First, opinion issue, is it better to go for the awesome girl who lives minutes away, or the awesomer girl who lives hours and hours away? Second, is there a middle ground I could take? I was assuming I would have to be completely honest and open with both girls no matter my choice, but maybe I could go with Girl 2, and see where that leads without telling Girl 1 unless it got serious? That would minimize the chance of hurting the feelings of Girl 1, but it would also be dishonest, so I am torn.

Adivce, opinions?

2 Name: Mireille guy !2dC8hbcvNA : 2006-09-20 03:12 ID:viA2Wn0w

I've got some experience here. To be honest, a ton.
Girl 2 is the obvious choice here. Don't delve into it too much, nor try to measure rational with emotional. I've done that already for you.
Let me give you a quick explanation of what will and should happen for your best. I will be completely honest with what you have to do. Tell her you want to get very close to her and you'd like to clear your mind of unnecessary worries. Do not mention Girl 1 unless, 1: she's so insistent she will close your relationship if you don't talk about it; and 2: you are absolutely sure this will not affect your relationship negatively. You will get to know every aspect of girl 2, while keeping an open relationship with Girl 1. By open, it means getting enough friendship going on and a good relationship to be able to talk to each other about your private lives. You will be clear to her about both of you giving up any romantic relationship with each other and stick to a platonic love. (There are many good reasons to avoid romantic relationships with her. I'm sure you can come up with some to tell her. Be creative... say something like, "You're young, I won't stop you from living life." or "I don't want to compromise your heart." or "The world is big, you may find other things and people to live for.") You will not disclose any facts about your flourishing relationsihp with Girl 2 until it's absolutely safe to do so. (I would say 2 months maybe.)
If you follow my advice, what will happen is:
You will enjoy life with Girl 2.
And if the open relationship with Girl 1 goes way too well for you and her to handle, your heart will tell you what to do. (Meaning you both know and are absolutely sure you are soulmates destined to live together happily ever after.)

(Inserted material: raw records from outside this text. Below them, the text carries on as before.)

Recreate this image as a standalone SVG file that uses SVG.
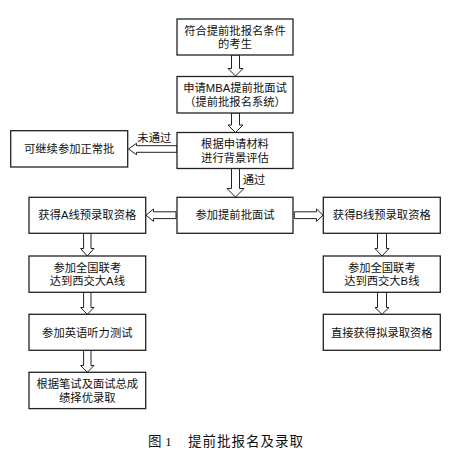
<svg xmlns="http://www.w3.org/2000/svg" width="468" height="460" viewBox="0 0 468 460">
<style>
.box{fill:#fff;stroke:#222;stroke-width:1.3}
.arr{fill:#fff;stroke:#222;stroke-width:1}
.t{font-family:"Liberation Sans","Noto Sans CJK SC",sans-serif;font-size:11.3px;fill:#111;text-anchor:middle}
.cap{font-family:"Liberation Serif","Noto Sans CJK SC",serif;font-size:13.5px;fill:#111}
</style>
<rect width="468" height="460" fill="#fff"/>
<g id="connectors">
<polygon class="arr" points="231.5,55 239.5,55 239.5,68.5 243,68.5 235.5,76 228,68.5 231.5,68.5"/>
<polygon class="arr" points="231.5,113 239.5,113 239.5,125 243,125 235.5,132.5 228,125 231.5,125"/>
<polygon class="arr" points="231.5,168.5 239.5,168.5 239.5,188.5 244,188.5 235.5,197 227,188.5 231.5,188.5"/>
<polygon class="arr" points="177,145.7 136.5,145.7 136.5,143.3 128.5,149 136.5,154.7 136.5,152.3 177,152.3"/>
<polygon class="arr" points="176,211.8 153.5,211.8 153.5,209 146,215.2 153.5,221.4 153.5,218.6 176,218.6"/>
<polygon class="arr" points="294.3,211.8 316.5,211.8 316.5,209 323,215.2 316.5,221.4 316.5,218.6 294.3,218.6"/>
<polygon class="arr" points="83.6,233.3 91,233.3 91,248.5 94,248.5 87.3,256 80.6,248.5 83.6,248.5"/>
<polygon class="arr" points="83.6,292.3 91,292.3 91,307.5 94,307.5 87.3,314.3 80.6,307.5 83.6,307.5"/>
<polygon class="arr" points="83.6,350.3 91,350.3 91,365.5 94,365.5 87.3,372.3 80.6,365.5 83.6,365.5"/>
<polygon class="arr" points="377.5,233.3 386.5,233.3 386.5,248.5 389,248.5 382,256 375,248.5 377.5,248.5"/>
<polygon class="arr" points="377.5,292.3 386.5,292.3 386.5,307.5 389,307.5 382,314.3 375,307.5 377.5,307.5"/>
<text class="t" x="154.3" y="141.5">未通过</text>
<text class="t" x="254" y="183.5">通过</text>
</g>
<g id="n1"><rect class="box" x="177" y="19" width="116" height="36"/><text class="t" x="235" y="34.8">符合提前批报名条件</text><text class="t" x="235" y="48.3">的考生</text></g>
<g id="n2"><rect class="box" x="177" y="76.5" width="116" height="36.5"/><text class="t" x="235" y="92.3">申请MBA提前批面试</text><text class="t" x="235" y="105.8">（提前批报名系统）</text></g>
<g id="n3"><rect class="box" x="177" y="132.5" width="116" height="36"/><text class="t" x="235" y="148.3">根据申请材料</text><text class="t" x="235" y="161.8">进行背景评估</text></g>
<g id="n4"><rect class="box" x="10.7" y="130.7" width="117" height="36.3"/><text class="t" x="69.2" y="152.8">可继续参加正常批</text></g>
<g id="n5"><rect class="box" x="177" y="197.3" width="116" height="36"/><text class="t" x="235" y="219.3">参加提前批面试</text></g>
<g id="a1"><rect class="box" x="29" y="197.3" width="116.7" height="36"/><text class="t" x="87.3" y="219.3">获得A线预录取资格</text></g>
<g id="b1"><rect class="box" x="323.3" y="197.3" width="117" height="36"/><text class="t" x="381.8" y="219.3">获得B线预录取资格</text></g>
<g id="a2"><rect class="box" x="29" y="256" width="116.7" height="36.3"/><text class="t" x="87.3" y="271.5">参加全国联考</text><text class="t" x="87.3" y="285">达到西交大A线</text></g>
<g id="b2"><rect class="box" x="323.3" y="256" width="117" height="36.3"/><text class="t" x="381.8" y="271.5">参加全国联考</text><text class="t" x="381.8" y="285">达到西交大B线</text></g>
<g id="a3"><rect class="box" x="29" y="314.3" width="116.7" height="36"/><text class="t" x="87.3" y="336.5">参加英语听力测试</text></g>
<g id="b3"><rect class="box" x="323.3" y="314.3" width="117" height="36"/><text class="t" x="381.8" y="336.5">直接获得拟录取资格</text></g>
<g id="a4"><rect class="box" x="29" y="372.3" width="116.7" height="36.3"/><text class="t" x="87.3" y="388">根据笔试及面试总成</text><text class="t" x="87.3" y="401.5">绩择优录取</text></g>
<text class="cap" x="148" y="445.5">图 <tspan font-family="Liberation Serif">1</tspan></text>
<text class="cap" x="188" y="445.5" letter-spacing="1">提前批报名及录取</text>
</svg>
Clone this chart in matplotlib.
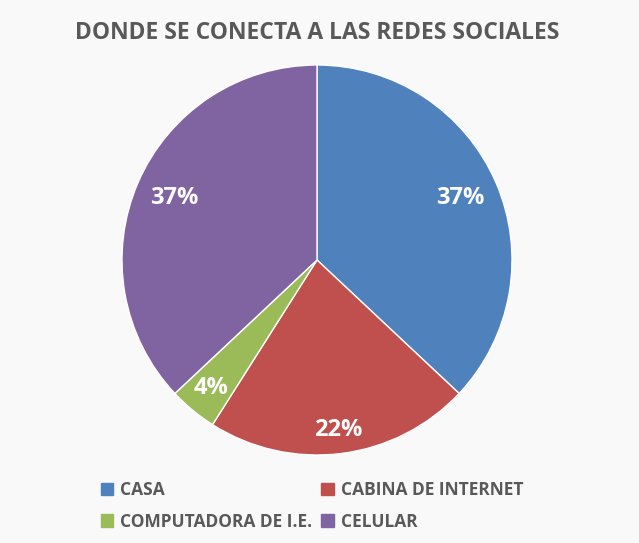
import matplotlib
matplotlib.use("Agg")
import matplotlib.pyplot as plt
import numpy as np

categories = ["CASA", "CABINA DE INTERNET", "COMPUTADORA DE I.E.", "CELULAR"]
values = [37, 22, 4, 37]
labels = ["37%", "22%", "4%", "37%"]
colors = ["#4F81BD", "#C0504D", "#9BBB59", "#8064A2"]
label_dist = [0.80, 0.88, 0.85, 0.80]

W, H = 639, 543
fig = plt.figure(figsize=(W / 100, H / 100), dpi=100)
fig.patch.set_facecolor("#f9f9f9")

cx, cy, r = 317, 260, 195
ax = fig.add_axes([(cx - r) / W, (H - cy - r) / H, 2 * r / W, 2 * r / H])
wedges, _ = ax.pie(values, colors=colors, startangle=90, counterclock=False,
                   wedgeprops=dict(edgecolor="white", linewidth=1.0))
ax.set_xlim(-1, 1)
ax.set_ylim(-1, 1)
ax.set_aspect("equal")
ax.axis("off")

for w, lab, d in zip(wedges, labels, label_dist):
    ang = np.deg2rad((w.theta1 + w.theta2) / 2)
    ax.text(d * np.cos(ang), d * np.sin(ang), lab, ha="center", va="center",
            color="white", fontsize=17, fontweight="bold", family="Open Sans")

fig.text(cx / W, 1 - 33 / H, "DONDE SE CONECTA A LAS REDES SOCIALES",
         ha="center", va="center", fontsize=16.5, fontweight="bold",
         color="#595959", family="Open Sans")

# row-wise legend order: CASA | CABINA ; COMPUTADORA | CELULAR
order = [0, 2, 1, 3]
handles = [plt.Rectangle((0, 0), 1, 1, color=colors[i]) for i in order]
leg = fig.legend(handles, [categories[i] for i in order], loc="center", ncol=2,
                 bbox_to_anchor=(0.488, 1 - 506 / H), frameon=False,
                 prop=dict(family="Open Sans", weight="bold", size=12.5),
                 handlelength=0.7, handleheight=0.7, handletextpad=0.4,
                 columnspacing=0.55, labelspacing=0.75, labelcolor="#595959")

fig.savefig("out.png", dpi=100, facecolor=fig.get_facecolor())
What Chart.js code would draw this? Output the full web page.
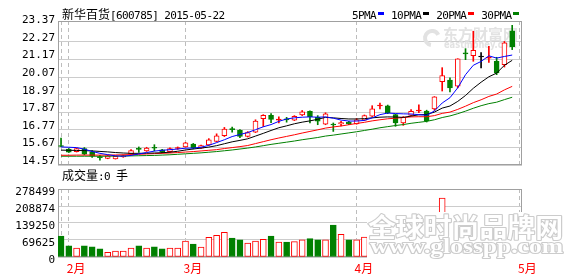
<!DOCTYPE html>
<html>
<head>
<meta charset="utf-8">
<title>新华百货 K线</title>
<script src="https://cdn.jsdelivr.net/npm/chart.js@4.4.1/dist/chart.umd.min.js"></script>
<style>
  html, body { margin: 0; padding: 0; background: #fff; }
  #wrap { position: relative; width: 578px; height: 276px; overflow: hidden; }
  canvas { position: absolute; left: 0; }
  #kline { top: 0; }
  #vol { top: 170px; }
  .txt { position: absolute; white-space: nowrap; font-size: 12px; line-height: 12px; color: #000;
         font-family: "Noto Sans CJK SC", sans-serif; }
  .asc { font-family: "DejaVu Sans Mono", monospace; font-size: 11px; letter-spacing: -0.6px; }
  .mark { display: inline-block; width: 6px; height: 3px; margin: 0 7px 4px 2px; vertical-align: baseline; }
</style>
</head>
<body>
<div id="wrap">
  <canvas id="kline" width="578" height="180"></canvas>
  <canvas id="vol" width="578" height="106"></canvas>
  <div id="title" class="txt" style="left:62px;top:8px"></div>
  <div id="legend" class="txt" style="left:352px;top:8px"></div>
  <div id="volTitle" class="txt" style="left:62px;top:169px"></div>
</div>
<script>
const stockName = "新华百货";
const stockCode = "600785";
const quoteDate = "2015-05-22";

// trading days 2015-01-30 .. 2015-04-30, one entry per day
const open = [15.75, 15.56, 15.40, 15.60, 15.40, 15.06, 14.98, 14.95, 15.08, 15.26,
              15.57, 15.45, 15.65, 15.52, 15.40, 15.60, 15.70, 15.88, 15.62, 15.82,
              16.05, 16.40, 16.80, 16.74, 16.36, 16.62, 17.47, 17.68, 17.38, 17.42,
              17.38, 17.70, 17.93, 17.55, 17.12, 17.09, 17.14, 17.26, 17.14, 17.38,
              17.62, 18.26, 18.28, 17.72, 17.20, 17.68, 17.95, 17.95, 18.08, 19.79,
              19.88, 19.50, 21.56, 21.41, 21.33, 21.25, 21.06, 20.84, 22.96];
const high = [16.25, 15.60, 15.63, 15.66, 15.48, 15.17, 15.18, 15.13, 15.20, 15.53,
              15.70, 15.68, 15.84, 15.55, 15.65, 15.70, 15.99, 15.92, 15.82, 16.22,
              16.52, 16.92, 16.95, 16.78, 16.66, 17.40, 17.72, 17.78, 17.58, 17.55,
              17.66, 17.98, 17.96, 17.66, 17.84, 17.20, 17.30, 17.30, 17.48, 17.70,
              18.28, 18.45, 18.32, 17.75, 17.60, 18.03, 18.33, 18.00, 18.85, 20.66,
              20.02, 21.22, 21.85, 22.94, 21.60, 22.00, 21.31, 22.30, 23.31];
const low = [15.72, 15.35, 15.38, 15.20, 15.05, 14.88, 14.96, 14.94, 15.05, 15.24,
             15.36, 15.42, 15.45, 15.33, 15.38, 15.55, 15.68, 15.58, 15.60, 15.80,
             16.02, 16.35, 16.62, 16.28, 16.32, 16.60, 16.98, 17.22, 17.20, 17.25,
             17.35, 17.66, 17.20, 17.09, 17.09, 16.67, 17.02, 17.10, 17.12, 17.35,
             17.60, 18.08, 17.78, 16.99, 17.05, 17.65, 17.85, 17.26, 18.00, 19.20,
             19.14, 19.40, 21.16, 21.06, 20.64, 20.99, 20.22, 20.70, 21.79];
const close = [15.73, 15.38, 15.59, 15.24, 15.12, 15.03, 15.15, 15.11, 15.16, 15.47,
               15.55, 15.63, 15.62, 15.38, 15.60, 15.65, 15.95, 15.62, 15.78, 16.15,
               16.40, 16.82, 16.78, 16.36, 16.60, 17.32, 17.68, 17.42, 17.43, 17.39,
               17.62, 17.89, 17.60, 17.32, 17.77, 17.07, 17.22, 17.14, 17.40, 17.66,
               18.08, 18.30, 17.83, 17.20, 17.55, 17.93, 18.00, 17.35, 18.83, 20.16,
               19.39, 21.22, 21.52, 21.75, 21.33, 21.28, 20.33, 22.21, 21.96];
const volume = [86000, 46000, 37000, 46000, 42000, 33000, 19000, 24500, 24500, 37000,
                46000, 37000, 42000, 33000, 37000, 37000, 65000, 53000, 41000, 81000,
                89000, 101000, 78000, 70000, 57000, 65000, 72000, 86000, 61000, 61000,
                63000, 70000, 75000, 70000, 70000, 131000, 93000, 70000, 70000, 82000,
                118000, 96000, 104000, 121000, 88000, 95000, 102000, 110000, 150000, 241000,
                165000, 170000, 140000, 175000, 150000, 135000, 128000, 160000, 150000];

const ma5 = [15.70, 15.68, 15.66, 15.56, 15.42, 15.30, 15.22, 15.14, 15.12, 15.17,
             15.26, 15.35, 15.44, 15.49, 15.53, 15.57, 15.62, 15.63, 15.68, 15.80,
             15.97, 16.15, 16.35, 16.48, 16.60, 16.78, 16.96, 17.10, 17.30, 17.45,
             17.52, 17.56, 17.58, 17.56, 17.58, 17.50, 17.38, 17.32, 17.32, 17.36,
             17.52, 17.72, 17.82, 17.79, 17.77, 17.76, 17.72, 17.68, 17.95, 18.45,
             18.78, 19.40, 20.22, 20.81, 21.05, 21.40, 21.26, 21.36, 21.45];
const ma10 = [15.50, 15.49, 15.48, 15.47, 15.45, 15.42, 15.39, 15.35, 15.32, 15.30,
              15.30, 15.31, 15.32, 15.34, 15.37, 15.43, 15.51, 15.57, 15.63, 15.69,
              15.78, 15.90, 16.02, 16.11, 16.21, 16.38, 16.55, 16.73, 16.90, 17.02,
              17.15, 17.25, 17.33, 17.43, 17.55, 17.52, 17.48, 17.45, 17.45, 17.47,
              17.52, 17.56, 17.58, 17.57, 17.55, 17.63, 17.71, 17.73, 17.88, 18.13,
              18.26, 18.55, 18.92, 19.37, 19.75, 20.09, 20.32, 20.81, 21.12];
const ma20 = [15.18, 15.18, 15.19, 15.19, 15.19, 15.19, 15.19, 15.20, 15.21, 15.22,
              15.24, 15.26, 15.28, 15.30, 15.32, 15.35, 15.38, 15.41, 15.45, 15.49,
              15.53, 15.60, 15.66, 15.72, 15.79, 15.91, 16.03, 16.15, 16.26, 16.36,
              16.46, 16.57, 16.67, 16.77, 16.88, 16.95, 17.01, 17.09, 17.17, 17.24,
              17.33, 17.40, 17.46, 17.50, 17.54, 17.58, 17.59, 17.59, 17.66, 17.80,
              17.88, 18.05, 18.25, 18.47, 18.65, 18.86, 19.01, 19.27, 19.49];
const ma30 = [15.12, 15.12, 15.12, 15.12, 15.12, 15.12, 15.12, 15.13, 15.13, 15.14,
              15.15, 15.16, 15.17, 15.19, 15.21, 15.24, 15.27, 15.30, 15.33, 15.37,
              15.41, 15.46, 15.51, 15.57, 15.63, 15.70, 15.78, 15.86, 15.93, 16.00,
              16.07, 16.15, 16.22, 16.29, 16.38, 16.44, 16.51, 16.58, 16.65, 16.73,
              16.81, 16.90, 16.97, 17.04, 17.10, 17.18, 17.24, 17.30, 17.40, 17.54,
              17.64, 17.78, 17.94, 18.12, 18.28, 18.41, 18.50, 18.66, 18.81];

const maNames = ["5PMA", "10PMA", "20PMA", "30PMA"];
const maColors = ["#0000ff", "#000000", "#ff0000", "#008000"];

const priceTicks = [14.57, 15.67, 16.77, 17.87, 18.97, 20.07, 21.17, 22.27, 23.37];
const volTicks = [0, 69625, 139250, 208874, 278499];
// first trading day of each month (index), last one is the slot after the data
const monthTicks = [0, 1, 16, 38, 59];
const monthLabels = ["", "2月", "3月", "4月", "5月"];

const UP = "#ff0000", DOWN = "#008000", FLAT = "#000000";
const candleColor = close.map((c, i) => c > open[i] ? UP : (c < open[i] ? DOWN : FLAT));
// up days are hollow, unless the body is only a tick
const bodyFill = close.map((c, i) => (c - open[i] > 0.06) ? "#ffffff" : candleColor[i]);
const volFill = close.map((c, i) => c > open[i] ? "#ffffff" : candleColor[i]);

// header texts
document.getElementById("title").innerHTML =
  stockName + '<span class="asc">[' + stockCode + '] ' + quoteDate + '</span>';
document.getElementById("legend").innerHTML = maNames.map((n, i) =>
  '<span class="asc">' + n + '</span><span class="mark" style="background:' + maColors[i] + '"></span>').join("");
document.getElementById("volTitle").innerHTML = '成交量<span class="asc">:0 </span>手';

const tickFont = { family: "DejaVu Sans Mono", size: 11 };

function xAxis(showLabels) {
  return {
    type: "linear",
    min: -0.39,
    max: 59.26,
    offset: false,
    afterBuildTicks: s => { s.ticks = monthTicks.map(v => ({ value: v })); },
    afterFit: s => { s.height = showLabels ? 19 : 0; },
    grid: { color: "#bdbdbd", drawTicks: false, offset: false },
    border: { display: false, dash: [4, 3] },
    ticks: {
      display: showLabels,
      autoSkip: false,
      maxRotation: 0,
      align: "start",
      labelOffset: -2,
      padding: 4,
      color: "#ff0000",
      font: { family: "Noto Sans CJK SC", size: 12 },
      callback: (v, i) => monthLabels[i]
    }
  };
}

// gray frame round the plot area
const frame = {
  id: "frame",
  beforeDatasetsDraw(chart) {
    const { ctx, chartArea: a } = chart;
    ctx.save();
    ctx.strokeStyle = "#a0a0a0";
    ctx.lineWidth = 1;
    ctx.strokeRect(Math.round(a.left) + 0.5, Math.round(a.top) + 0.5,
                   Math.round(a.right - a.left) - 1, Math.round(a.bottom - a.top) - 1);
    ctx.restore();
  }
};

// faint site logo behind the candles
const eastmoneyMark = {
  id: "eastmoneyMark",
  beforeDatasetsDraw(chart) {
    const ctx = chart.ctx;
    ctx.save();
    ctx.strokeStyle = "#e2e2e2";
    ctx.lineWidth = 4;
    ctx.beginPath();
    ctx.arc(432, 38, 7, Math.PI * 0.55, Math.PI * 1.85);
    ctx.stroke();
    ctx.fillStyle = "#e2e2e2";
    ctx.textBaseline = "middle";
    ctx.font = 'bold 15px "Noto Sans CJK SC"';
    ctx.fillText("东方财富网", 443, 34);
    ctx.font = 'bold 10px "DejaVu Sans"';
    const w = ctx.measureText("eastmoney.com").width;
    ctx.translate(444, 45);
    ctx.scale(73 / w, 1);
    ctx.fillText("eastmoney.com", 0, 0);
    ctx.restore();
  }
};

// outlined watermark lying over the volume bars
function outlined(ctx, text, font, x, y, width) {
  ctx.save();
  ctx.font = font;
  const w = ctx.measureText(text).width;
  ctx.translate(x, y);
  ctx.scale(width / w, 1);
  ctx.lineJoin = "round";
  ctx.lineWidth = 2.2;
  ctx.strokeStyle = "#cccccc";
  ctx.strokeText(text, 0, 0);
  ctx.fillStyle = "#ffffff";
  ctx.fillText(text, 0, 0);
  ctx.restore();
}
const glossMark = {
  id: "glossMark",
  afterDraw(chart) {
    const ctx = chart.ctx;
    ctx.save();
    ctx.fillStyle = "#ffffff";
    ctx.fillRect(367, 42, 199, 46);
    ctx.textBaseline = "alphabetic";
    outlined(ctx, "全球时尚品牌网", 'bold 26px "Noto Sans CJK SC"', 368, 67, 195);
    outlined(ctx, "www.glosspp.com", 'bold 21px "Liberation Serif"', 370, 83, 193);
    ctx.restore();
  }
};

const idx = close.map((_, i) => i);

new Chart(document.getElementById("kline"), {
  type: "bar",
  data: {
    datasets: [
      ...[ma5, ma10, ma20, ma30].map((s, k) => ({
        type: "line",
        label: maNames[k],
        data: s.map((v, i) => ({ x: i, y: v })),
        borderColor: maColors[k],
        borderWidth: 1,
        pointRadius: 0,
        tension: 0,
        fill: false,
        order: 0
      })),
      {
        label: "body",
        data: idx.map(i => ({ x: i, y: [open[i], close[i]] })),
        backgroundColor: bodyFill,
        borderColor: candleColor,
        borderWidth: 1,
        borderSkipped: false,
        barThickness: 5,
        minBarLength: 1,
        grouped: false,
        order: 1
      },
      {
        label: "wick",
        data: idx.map(i => ({ x: i, y: [low[i], high[i]] })),
        backgroundColor: candleColor,
        borderWidth: 0,
        barThickness: 1,
        grouped: false,
        order: 2
      }
    ]
  },
  options: {
    responsive: false,
    devicePixelRatio: 1,
    animation: false,
    events: [],
    layout: { padding: { left: 0, right: 56, top: 21, bottom: 15 } },
    scales: {
      x: xAxis(false),
      y: {
        min: 14.57,
        max: 23.58,
        afterBuildTicks: s => { s.ticks = priceTicks.map(v => ({ value: v })); },
        afterFit: s => { s.width = 58; },
        grid: {
          color: c => (c.tick && c.tick.value === priceTicks[priceTicks.length - 1]) ? "rgba(0,0,0,0)" : "#cccccc",
          drawTicks: false
        },
        border: { display: false },
        ticks: { autoSkip: false, padding: 3, labelOffset: -4, color: "#000", font: tickFont,
                 callback: v => v.toFixed(2) }
      }
    },
    plugins: { legend: { display: false }, tooltip: { enabled: false } }
  },
  plugins: [eastmoneyMark, frame]
});

new Chart(document.getElementById("vol"), {
  type: "bar",
  data: {
    datasets: [{
      label: "成交量",
      data: idx.map(i => ({ x: i, y: volume[i] })),
      backgroundColor: volFill,
      borderColor: candleColor,
      borderWidth: 1,
      borderSkipped: false,
      barThickness: 6,
      grouped: false
    }]
  },
  options: {
    responsive: false,
    devicePixelRatio: 1,
    animation: false,
    events: [],
    layout: { padding: { left: 0, right: 56, top: 19, bottom: 0 } },
    scales: {
      x: xAxis(true),
      y: {
        min: 0,
        max: 278499,
        afterBuildTicks: s => { s.ticks = volTicks.map(v => ({ value: v })); },
        afterFit: s => { s.width = 58; },
        grid: { color: "#cccccc", drawTicks: false },
        border: { display: false },
        ticks: { autoSkip: false, padding: 3, labelOffset: 3, color: "#000", font: tickFont,
                 callback: v => String(v) }
      }
    },
    plugins: { legend: { display: false }, tooltip: { enabled: false } }
  },
  plugins: [frame, glossMark]
});
</script>
</body>
</html>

3 Name: Mireille guy !2dC8hbcvNA : 2006-09-20 03:22 ID:viA2Wn0w

The goal with that reply is to keep BOTH of your relationships healthy. It's possible, believe me. But it takes a big heart, a lot of discipline, and clarity of mind to be able to balance such relationships out. And by big heart I don't mean being able to love both, but to be able to absorb all emotions and keep them covered, small, and unnoticed. It means to not overflow with emotions or be overthrown by emotions (beware of becoming emotionally unstable, I believe they are called emo people, am I right?).
My advice to novices and socially inept ones is: Do not try this at home.

4 Name: Secret Admirer : 2006-09-20 03:53 ID:Heaven

Girl 2.

Because Girl 1 can always be a close friend with you. If you destroy that with her by entering a relationship, then you've lost a close friend.